Investment advisers are fiduciaries that owe a duty of care and loyalty to their clients. One component of this duty of care is an obligation to seek best execution of client securities transactions. While this requirement might sound relatively straightforward, the lack of a single definition for what this duty actually requires can make it challenging for advisers seeking to understand precisely what it means to comply with this responsibility.
One of the best sources of guidance from the Securities and Exchange Commission (SEC) is a 1986 interpretive release that unofficially sets forth a framework for satisfying the fiduciary duty to seek best execution of securities transactions in client accounts. Broadly, the statement says that an adviser should consider the totality of services that it brings to the table, including both quantitative and qualitative factors such as the value of investment research the custodial broker-dealer provides to the adviser, execution capability (i.e., the types of investment products or strategies that a custodial broker-dealer can handle in an accurate and timely fashion), and commission rates (which can include asset-based pricing, platform fees, account activity fees, and more), among others.
The SEC, in its interpretive release, sets an expectation of “periodic and systematic evaluation” (i.e., initial and ongoing due diligence) of the custodial broker-dealer(s) that are used for client securities transactions, indicating that advisers should perform initial due diligence on any new custodial broker-dealer to be used for client securities transactions, and then periodic ongoing due diligence of said custodial broker-dealer thereafter (though the SEC does not prescribe any particular frequency of such evaluations).

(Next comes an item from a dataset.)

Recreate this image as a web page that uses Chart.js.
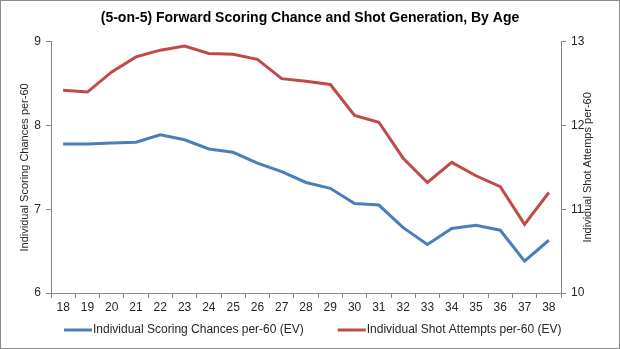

Notably, much of the language from the 1986 SEC Interpretive Release was later reiterated in a 2018 SEC Risk Alert and a 2019 SEC Interpretation. These 2 communications suggested that advisers have differing responsibilities depending on whether they are responsible for selecting broker-dealers and executing client trades, which suggests that advisers that have not accepted the responsibility to select custodial broker-dealers on behalf of the client (e.g., because the client voluntarily directs the adviser to execute trades on their behalf at a particular broker of the client’s choosing), or did not recommend such a directed arrangement, is not under an obligation to seek the best execution of client transactions (though the adviser must still disclose the possible downside possibilities of such an arrangement, such as less favorable execution and/or higher costs).
Finally, the SEC Division of Enforcement’s extension of best execution principles to advisers’ mutual fund share class selection, as evidenced by the string of enforcement actions that resulted from the SEC’s iterative Share Class Initiative that originated in 2016, suggests that there is a de facto best execution obligation for an adviser to select the lowest cost share class a client is eligible for within a mutual fund. Which might require advisers to periodically scrub the roster of mutual funds they purchase for clients to confirm that no lower-cost share class alternatives are available and that clients with existing mutual fund holdings are not eligible for a tax-free conversion to a lower-cost share class within the same mutual fund.
Ultimately, the key point is that by remaining mindful of both the quantitative and qualitative factors that the SEC expects to be considered when initially and periodically evaluating such custodial broker-dealers, advisers can ensure they not only fulfill their fiduciary duty to seek the best execution on behalf of their clients but also continue delivering the best possible outcomes!